Bill Hood was a contractor who specialised in oil drilling equipment and a piece of software related to the oil industry. He contracted through his limited company through an agency for ABB. His wife was also in the company.
So, there are a number of reasons why contractors thought Bill Hood would win his case, as a number of these factors had given other contractors wins.
Why contractors thought Bill Hood would win IR35 case
1. Mr Hood had no contract with ABB but had one with his agency NES, which in turn had one with ABB.
2. Mr Hood had already contracted at ABB in 1996, but through his agency he took a contract of no fixed duration in 2000. It was thought it would last a few weeks but it lasted a few months
3. Mr. Hood‘s contract with the agency didn‘t specify a set working week. However, the agency‘s contract with the client stipulated 37.5 hours. The Special Commissioner took that as more important.
4. He was able to, and did, decline overtime work at the weekend.

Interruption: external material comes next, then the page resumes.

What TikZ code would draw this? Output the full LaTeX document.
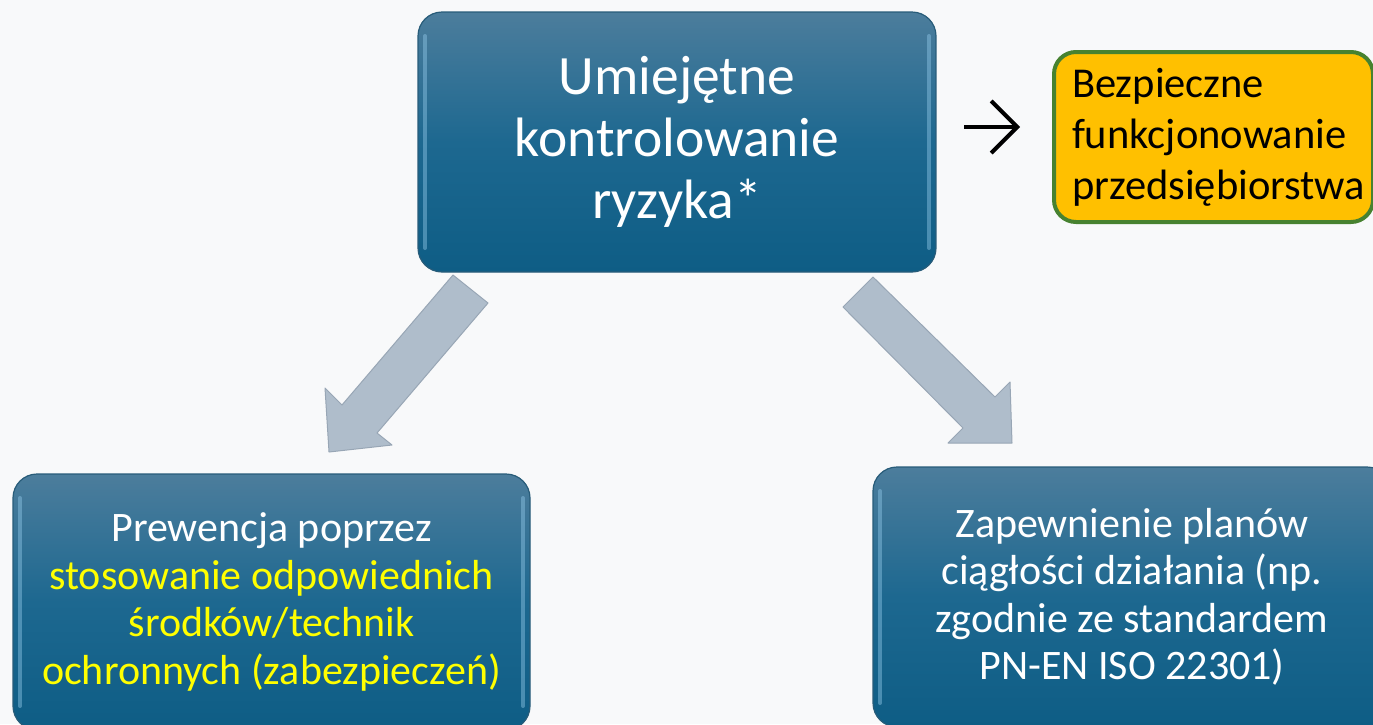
\documentclass[tikz,border=0pt]{standalone}
\usepackage{fontspec}
\setmainfont{Carlito}
\usetikzlibrary{arrows.meta}
\definecolor{bg}{HTML}{F8F9FA}
\definecolor{boxtop}{HTML}{4C7D9C}
\definecolor{boxmid}{HTML}{1D6890}
\definecolor{boxbot}{HTML}{0E5D85}
\definecolor{boxedge}{HTML}{285C79}
\definecolor{gloss}{HTML}{8FC6E6}
\definecolor{arrfill}{HTML}{AFBDCB}
\definecolor{arredge}{HTML}{98A6B5}
\definecolor{goldfill}{HTML}{FFC000}
\definecolor{goldedge}{HTML}{478230}
\definecolor{hl}{HTML}{FFFF00}
\begin{document}
\begin{tikzpicture}[x=1pt,y={(0pt,-1pt)},
  bluebox/.style={rounded corners=24pt, top color=boxtop, bottom color=boxbot, middle color=boxmid,
    draw=boxedge, line width=1.2pt, text=white, align=center, inner sep=0pt,
    path picture={
      \draw[gloss, line width=4pt, opacity=.45, line cap=round]
        ([xshift=7pt,yshift=-24pt]path picture bounding box.north west) --
        ([xshift=7pt,yshift=24pt]path picture bounding box.south west);
      \draw[gloss, line width=4pt, opacity=.45, line cap=round]
        ([xshift=-7pt,yshift=-24pt]path picture bounding box.north east) --
        ([xshift=-7pt,yshift=24pt]path picture bounding box.south east);
    }},
  goldbox/.style={rounded corners=22pt, fill=goldfill, draw=goldedge, line width=4pt,
    align=left, inner xsep=18pt, inner ysep=0pt, text=black},
  blockarrow/.style={fill=arrfill, draw=arredge, line width=1pt, line join=round},
  plainarrow/.style={line width=4pt, -{Straight Barb[length=26pt,width=52pt]}},
]
\fill[bg] (0,0) rectangle (1373,724);
\useasboundingbox (0,0) rectangle (1373,724);

% block arrows (connectors from the top box to the bottom boxes)
\coordinate (la1) at (453,275);
\coordinate (la2) at (488,303);
\coordinate (la3) at (377,433);
\coordinate (la4) at (392,445);
\coordinate (latip) at (329,452);
\coordinate (la6) at (325,388);
\coordinate (la7) at (342,405);
\draw[blockarrow] (la1) -- (la2) -- (la3) -- (la4) -- (latip) -- (la6) -- (la7) -- cycle;

\coordinate (ra1) at (873,277);
\coordinate (ra2) at (843,307);
\coordinate (ra3) at (963,428);
\coordinate (ra4) at (948,443);
\coordinate (ratip) at (1012,443);
\coordinate (ra6) at (1010,382);
\coordinate (ra7) at (995,397);
\draw[blockarrow] (ra1) -- (ra2) -- (ra3) -- (ra4) -- (ratip) -- (ra6) -- (ra7) -- cycle;

% boxes
\node[bluebox, minimum width=518pt, minimum height=260pt, font=\fontsize{55.5}{62}\selectfont]
  (top) at (677,142) {Umiejętne\\kontrolowanie\\ryzyka*};

\node[goldbox, text width=283pt, minimum height=170pt, anchor=west, font=\fontsize{42.5}{51}\selectfont]
  (gold) at (1052,137) {Bezpieczne\\funkcjonowanie\\przedsiębiorstwa};

\node[bluebox, minimum width=517pt, minimum height=256pt, font=\fontsize{42}{47.5}\selectfont]
  (prev) at (271.5,602) {Prewencja poprzez\\\textcolor{hl}{stosowanie odpowiednich}\\\textcolor{hl}{środków/technik}\\\textcolor{hl}{ochronnych (zabezpieczeń)}};

\node[bluebox, minimum width=518pt, minimum height=260pt, font=\fontsize{42}{47.5}\selectfont]
  (plan) at (1132,597) {Zapewnienie planów\\ciągłości działania (np.\\zgodnie ze standardem\\PN-EN ISO 22301)};

% small arrow towards the gold box
\coordinate (sa) at (964,127);
\coordinate (sb) at (1020,127);
\draw[plainarrow] (sa) -- (sb);
\end{tikzpicture}
\end{document}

5. They didn’t pay Bill if he wasn‘t working. The company would send him home to his lodgings if the computer crashed. So, they paid Bill Hood only for the hours he worked
6. Mr Hood‘s evidence was that he determined himself the hours he would work, starting and finishing at times to suit himself and taking holidays when he wished, although as a matter of courtesy he told ABB in advance of his intentions.
7. He received no holiday or sick pay.
8. It was agreed by the prosecution that Mr. Hood could be laid off, if there was no work, with minimum notice, unlike a permanent employee.
9. Mr. Hood had to take out employers‘ liability, public liability and professional indemnity insurance because of the contract with his agency.
10. He had the right of substitution in the contract.
11. He had also done work for two other companies while engaged with ABB, using his own equipment and in his own time.